- _MATERIAL PROVIDED_

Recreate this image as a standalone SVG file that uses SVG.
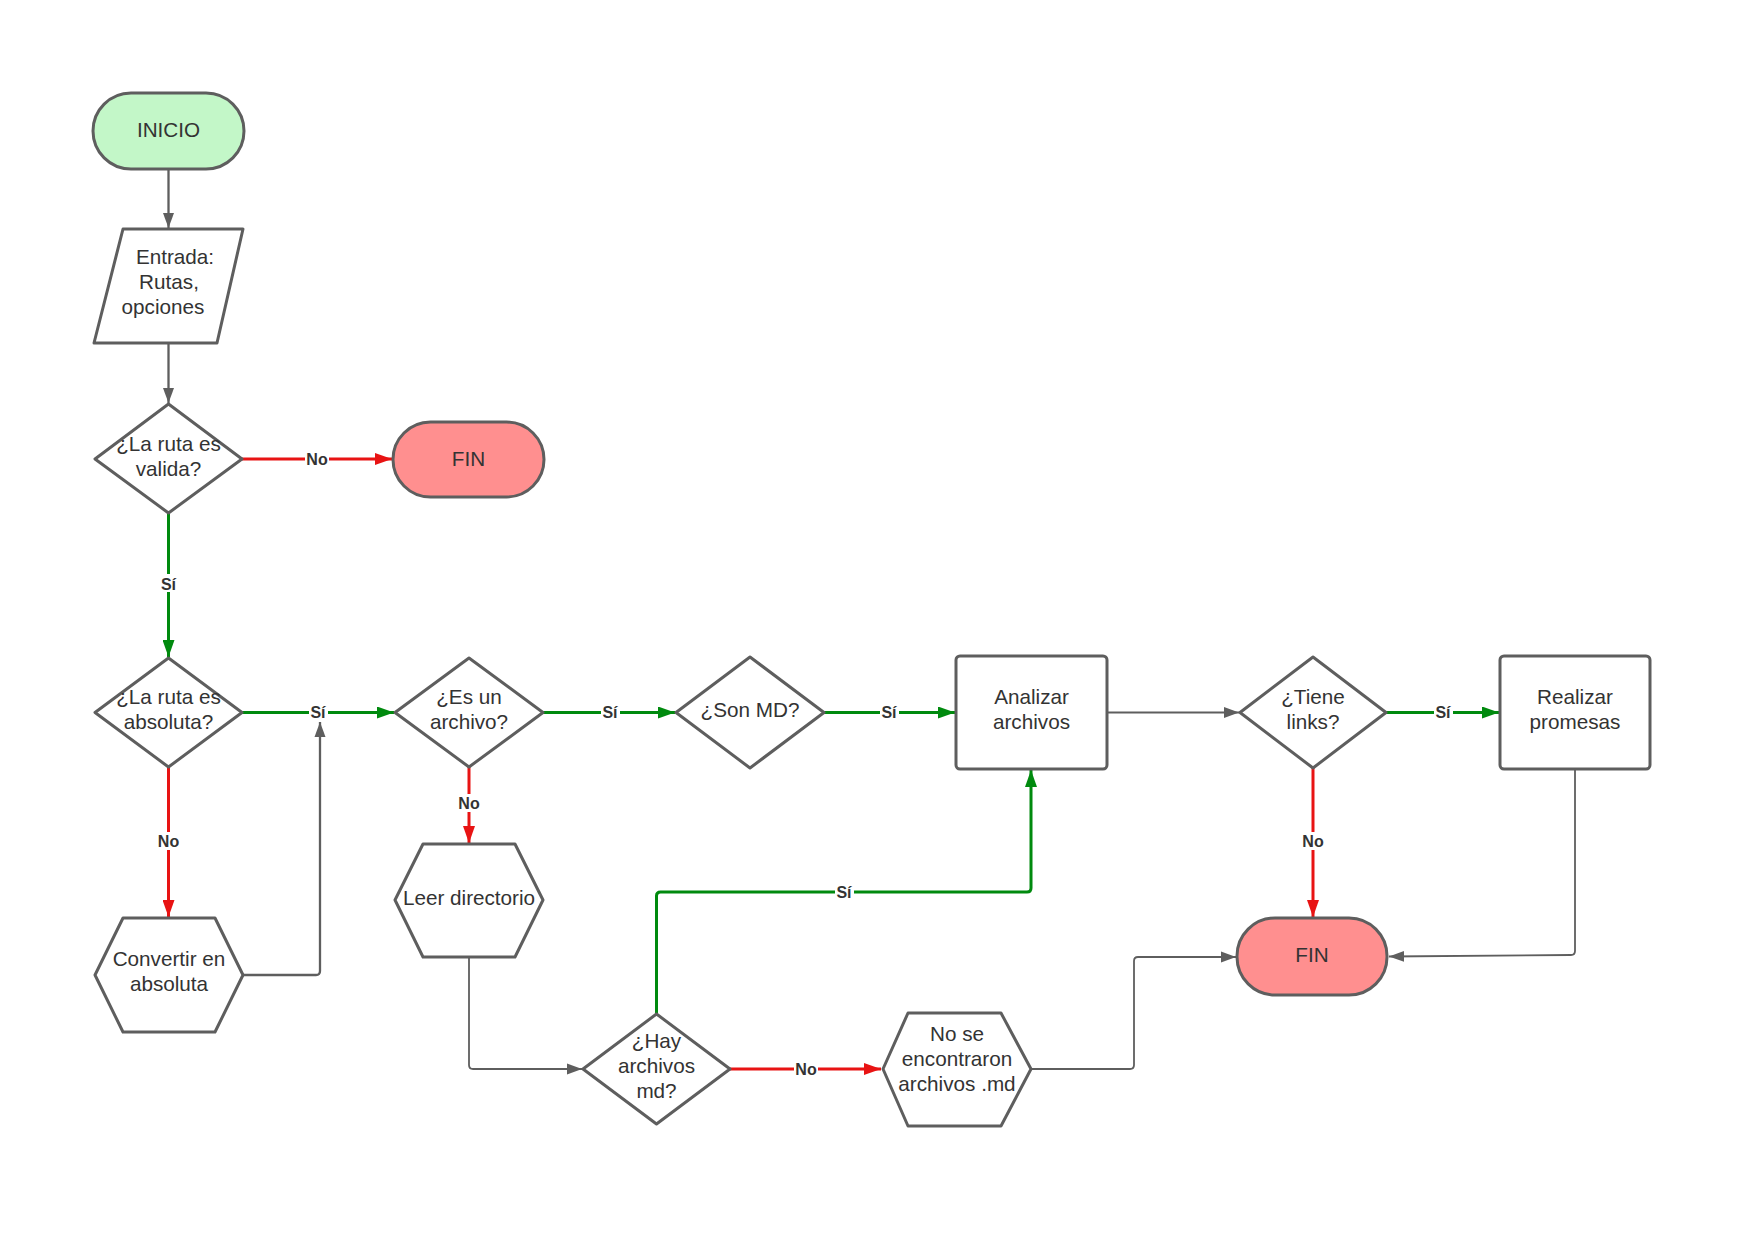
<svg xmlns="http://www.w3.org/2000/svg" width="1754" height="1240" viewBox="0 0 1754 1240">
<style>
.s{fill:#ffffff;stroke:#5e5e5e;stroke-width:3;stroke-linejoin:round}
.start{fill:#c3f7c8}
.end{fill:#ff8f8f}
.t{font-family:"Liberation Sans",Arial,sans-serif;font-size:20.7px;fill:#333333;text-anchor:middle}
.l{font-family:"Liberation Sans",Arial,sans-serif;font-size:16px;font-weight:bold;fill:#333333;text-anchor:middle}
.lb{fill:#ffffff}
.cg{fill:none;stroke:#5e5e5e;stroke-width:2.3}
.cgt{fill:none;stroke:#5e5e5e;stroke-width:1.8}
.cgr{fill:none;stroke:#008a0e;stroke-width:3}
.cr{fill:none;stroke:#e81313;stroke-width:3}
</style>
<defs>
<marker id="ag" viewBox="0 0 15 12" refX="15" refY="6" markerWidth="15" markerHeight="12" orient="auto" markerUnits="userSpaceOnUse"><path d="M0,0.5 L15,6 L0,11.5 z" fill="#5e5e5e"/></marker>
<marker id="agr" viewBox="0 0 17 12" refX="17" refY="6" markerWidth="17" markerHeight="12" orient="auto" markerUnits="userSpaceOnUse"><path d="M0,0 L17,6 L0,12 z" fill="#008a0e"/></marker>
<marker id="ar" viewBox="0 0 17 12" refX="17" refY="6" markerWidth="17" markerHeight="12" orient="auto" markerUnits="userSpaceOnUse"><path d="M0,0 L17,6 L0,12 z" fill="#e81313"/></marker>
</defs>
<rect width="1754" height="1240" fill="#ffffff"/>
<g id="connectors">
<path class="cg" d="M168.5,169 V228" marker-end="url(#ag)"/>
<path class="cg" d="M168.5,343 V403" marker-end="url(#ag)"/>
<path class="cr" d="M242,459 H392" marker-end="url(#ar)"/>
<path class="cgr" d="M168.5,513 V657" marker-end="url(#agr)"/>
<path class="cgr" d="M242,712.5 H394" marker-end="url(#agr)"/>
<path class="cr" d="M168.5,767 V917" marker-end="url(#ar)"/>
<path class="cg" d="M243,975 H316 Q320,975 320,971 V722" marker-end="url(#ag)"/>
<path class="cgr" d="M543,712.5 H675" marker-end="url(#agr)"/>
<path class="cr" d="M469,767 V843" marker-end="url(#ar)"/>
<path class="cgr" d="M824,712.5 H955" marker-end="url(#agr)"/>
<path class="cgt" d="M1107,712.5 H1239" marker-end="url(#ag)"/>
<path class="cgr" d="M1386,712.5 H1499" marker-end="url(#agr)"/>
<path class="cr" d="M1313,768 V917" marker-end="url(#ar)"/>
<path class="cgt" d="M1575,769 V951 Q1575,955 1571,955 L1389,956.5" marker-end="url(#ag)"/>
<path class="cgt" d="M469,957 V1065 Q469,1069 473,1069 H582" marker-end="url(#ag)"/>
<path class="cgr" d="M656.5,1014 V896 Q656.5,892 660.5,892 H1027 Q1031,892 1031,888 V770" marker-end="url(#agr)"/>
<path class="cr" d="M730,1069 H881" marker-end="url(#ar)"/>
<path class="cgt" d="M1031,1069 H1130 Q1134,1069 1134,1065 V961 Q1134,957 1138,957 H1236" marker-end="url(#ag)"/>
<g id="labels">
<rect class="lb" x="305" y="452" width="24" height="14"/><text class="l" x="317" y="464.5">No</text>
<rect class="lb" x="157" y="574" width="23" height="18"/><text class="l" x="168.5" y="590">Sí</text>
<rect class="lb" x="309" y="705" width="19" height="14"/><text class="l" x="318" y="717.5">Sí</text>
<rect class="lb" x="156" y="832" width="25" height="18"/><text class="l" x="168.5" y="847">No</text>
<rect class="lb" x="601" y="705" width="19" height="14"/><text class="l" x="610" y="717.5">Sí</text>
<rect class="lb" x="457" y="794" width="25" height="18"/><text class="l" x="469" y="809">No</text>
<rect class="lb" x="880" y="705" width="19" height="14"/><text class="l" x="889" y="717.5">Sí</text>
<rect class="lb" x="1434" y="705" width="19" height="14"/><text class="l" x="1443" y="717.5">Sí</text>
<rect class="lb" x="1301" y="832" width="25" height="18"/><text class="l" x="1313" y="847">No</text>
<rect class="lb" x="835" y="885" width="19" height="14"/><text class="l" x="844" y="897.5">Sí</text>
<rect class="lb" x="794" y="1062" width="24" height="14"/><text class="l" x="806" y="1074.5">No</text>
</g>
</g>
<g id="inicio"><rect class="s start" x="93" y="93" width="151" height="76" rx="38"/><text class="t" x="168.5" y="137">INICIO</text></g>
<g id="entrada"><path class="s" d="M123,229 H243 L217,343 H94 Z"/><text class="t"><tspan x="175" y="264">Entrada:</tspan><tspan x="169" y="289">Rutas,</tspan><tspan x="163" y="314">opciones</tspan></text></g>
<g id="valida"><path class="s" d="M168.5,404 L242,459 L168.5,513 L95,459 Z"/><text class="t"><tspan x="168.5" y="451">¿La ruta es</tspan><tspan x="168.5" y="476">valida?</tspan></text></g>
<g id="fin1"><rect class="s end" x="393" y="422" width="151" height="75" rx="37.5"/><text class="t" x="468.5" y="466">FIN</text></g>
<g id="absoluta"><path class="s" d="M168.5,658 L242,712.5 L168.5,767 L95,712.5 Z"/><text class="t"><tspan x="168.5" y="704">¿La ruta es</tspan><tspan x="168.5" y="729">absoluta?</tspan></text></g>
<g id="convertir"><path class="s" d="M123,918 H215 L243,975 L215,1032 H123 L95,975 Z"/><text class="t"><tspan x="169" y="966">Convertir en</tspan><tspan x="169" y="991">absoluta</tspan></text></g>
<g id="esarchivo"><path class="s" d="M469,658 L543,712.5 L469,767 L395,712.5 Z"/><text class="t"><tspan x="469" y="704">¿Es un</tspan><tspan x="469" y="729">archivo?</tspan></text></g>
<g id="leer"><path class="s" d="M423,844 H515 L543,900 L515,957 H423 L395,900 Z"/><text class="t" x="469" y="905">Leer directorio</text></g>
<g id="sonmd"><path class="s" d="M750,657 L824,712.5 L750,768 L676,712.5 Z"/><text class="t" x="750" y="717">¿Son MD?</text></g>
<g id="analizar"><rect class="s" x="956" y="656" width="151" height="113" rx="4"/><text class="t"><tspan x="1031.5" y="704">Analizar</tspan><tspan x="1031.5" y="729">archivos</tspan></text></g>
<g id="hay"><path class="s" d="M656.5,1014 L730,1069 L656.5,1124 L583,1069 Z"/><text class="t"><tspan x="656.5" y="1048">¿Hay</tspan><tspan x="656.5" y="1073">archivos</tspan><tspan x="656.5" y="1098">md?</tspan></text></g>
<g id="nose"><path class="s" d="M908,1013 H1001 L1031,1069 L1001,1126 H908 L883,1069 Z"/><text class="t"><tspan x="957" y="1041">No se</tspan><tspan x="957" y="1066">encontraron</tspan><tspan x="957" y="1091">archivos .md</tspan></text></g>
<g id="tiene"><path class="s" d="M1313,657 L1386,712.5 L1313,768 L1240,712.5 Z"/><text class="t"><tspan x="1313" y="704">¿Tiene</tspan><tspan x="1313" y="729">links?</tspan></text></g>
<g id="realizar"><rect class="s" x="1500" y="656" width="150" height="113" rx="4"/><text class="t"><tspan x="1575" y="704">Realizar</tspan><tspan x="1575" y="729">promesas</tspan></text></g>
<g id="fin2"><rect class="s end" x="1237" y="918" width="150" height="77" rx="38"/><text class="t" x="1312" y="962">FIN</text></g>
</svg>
--
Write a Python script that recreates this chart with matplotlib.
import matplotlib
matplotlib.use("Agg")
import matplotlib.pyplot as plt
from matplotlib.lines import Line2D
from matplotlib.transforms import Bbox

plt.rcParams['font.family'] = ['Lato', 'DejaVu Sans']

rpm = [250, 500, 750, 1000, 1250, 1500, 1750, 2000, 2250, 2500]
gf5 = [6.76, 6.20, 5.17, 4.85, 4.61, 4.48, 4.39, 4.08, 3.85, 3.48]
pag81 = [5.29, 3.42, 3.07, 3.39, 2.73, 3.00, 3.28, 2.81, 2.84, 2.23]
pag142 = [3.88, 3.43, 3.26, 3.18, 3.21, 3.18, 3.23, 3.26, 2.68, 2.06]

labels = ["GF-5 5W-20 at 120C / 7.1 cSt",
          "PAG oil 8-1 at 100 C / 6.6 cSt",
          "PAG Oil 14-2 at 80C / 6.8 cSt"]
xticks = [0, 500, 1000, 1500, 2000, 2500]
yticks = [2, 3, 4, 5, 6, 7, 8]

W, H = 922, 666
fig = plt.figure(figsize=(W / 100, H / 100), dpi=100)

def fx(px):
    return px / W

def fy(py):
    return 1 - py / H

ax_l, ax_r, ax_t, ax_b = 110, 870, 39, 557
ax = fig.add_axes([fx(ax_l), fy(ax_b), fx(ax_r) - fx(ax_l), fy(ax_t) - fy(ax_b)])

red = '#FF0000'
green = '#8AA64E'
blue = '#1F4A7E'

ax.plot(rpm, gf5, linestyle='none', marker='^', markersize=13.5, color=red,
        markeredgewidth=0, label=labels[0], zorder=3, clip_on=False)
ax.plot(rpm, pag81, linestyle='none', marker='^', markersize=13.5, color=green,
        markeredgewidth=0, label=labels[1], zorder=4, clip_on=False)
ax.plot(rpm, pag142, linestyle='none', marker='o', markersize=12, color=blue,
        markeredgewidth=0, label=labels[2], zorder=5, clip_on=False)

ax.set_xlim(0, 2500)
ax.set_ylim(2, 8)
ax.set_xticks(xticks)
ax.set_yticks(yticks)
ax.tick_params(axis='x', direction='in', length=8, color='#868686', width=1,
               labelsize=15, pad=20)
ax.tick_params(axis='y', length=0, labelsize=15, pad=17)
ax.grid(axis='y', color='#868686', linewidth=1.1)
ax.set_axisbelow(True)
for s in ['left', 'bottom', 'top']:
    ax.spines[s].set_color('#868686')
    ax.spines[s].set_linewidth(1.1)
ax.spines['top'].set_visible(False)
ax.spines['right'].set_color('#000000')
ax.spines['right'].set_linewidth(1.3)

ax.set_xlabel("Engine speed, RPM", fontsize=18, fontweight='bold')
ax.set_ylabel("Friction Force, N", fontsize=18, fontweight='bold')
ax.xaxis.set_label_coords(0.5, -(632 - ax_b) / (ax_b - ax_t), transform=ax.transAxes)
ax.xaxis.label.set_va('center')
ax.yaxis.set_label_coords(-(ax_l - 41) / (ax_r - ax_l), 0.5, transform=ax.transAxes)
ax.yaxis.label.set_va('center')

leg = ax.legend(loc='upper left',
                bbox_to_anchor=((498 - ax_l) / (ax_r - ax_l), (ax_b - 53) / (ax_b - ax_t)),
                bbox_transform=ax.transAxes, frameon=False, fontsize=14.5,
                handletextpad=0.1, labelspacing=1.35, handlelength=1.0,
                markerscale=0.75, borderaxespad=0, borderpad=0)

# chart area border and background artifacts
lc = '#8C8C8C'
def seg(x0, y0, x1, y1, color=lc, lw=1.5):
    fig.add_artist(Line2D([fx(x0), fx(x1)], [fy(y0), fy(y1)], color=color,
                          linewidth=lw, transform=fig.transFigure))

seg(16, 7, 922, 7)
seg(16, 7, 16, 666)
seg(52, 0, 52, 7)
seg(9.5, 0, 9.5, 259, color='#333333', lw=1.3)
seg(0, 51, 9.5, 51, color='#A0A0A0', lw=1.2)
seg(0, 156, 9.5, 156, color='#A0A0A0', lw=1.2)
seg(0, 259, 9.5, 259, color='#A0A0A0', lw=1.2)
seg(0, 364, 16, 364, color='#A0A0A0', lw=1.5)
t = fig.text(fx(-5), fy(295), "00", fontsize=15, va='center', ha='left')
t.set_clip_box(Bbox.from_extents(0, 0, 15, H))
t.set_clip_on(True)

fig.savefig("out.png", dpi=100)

- _REQUIRED TASK_
Using the data above, reproduce exactly the lines from the line that contains "Write a Python" through the line that contains "return 1 - py / H", including both.

- _FULL RESPONSE_
Write a Python script that recreates this chart with matplotlib.
import matplotlib
matplotlib.use("Agg")
import matplotlib.pyplot as plt
from matplotlib.lines import Line2D
from matplotlib.transforms import Bbox

plt.rcParams['font.family'] = ['Lato', 'DejaVu Sans']

rpm = [250, 500, 750, 1000, 1250, 1500, 1750, 2000, 2250, 2500]
gf5 = [6.76, 6.20, 5.17, 4.85, 4.61, 4.48, 4.39, 4.08, 3.85, 3.48]
pag81 = [5.29, 3.42, 3.07, 3.39, 2.73, 3.00, 3.28, 2.81, 2.84, 2.23]
pag142 = [3.88, 3.43, 3.26, 3.18, 3.21, 3.18, 3.23, 3.26, 2.68, 2.06]

labels = ["GF-5 5W-20 at 120C / 7.1 cSt",
          "PAG oil 8-1 at 100 C / 6.6 cSt",
          "PAG Oil 14-2 at 80C / 6.8 cSt"]
xticks = [0, 500, 1000, 1500, 2000, 2500]
yticks = [2, 3, 4, 5, 6, 7, 8]

W, H = 922, 666
fig = plt.figure(figsize=(W / 100, H / 100), dpi=100)

def fx(px):
    return px / W

def fy(py):
    return 1 - py / H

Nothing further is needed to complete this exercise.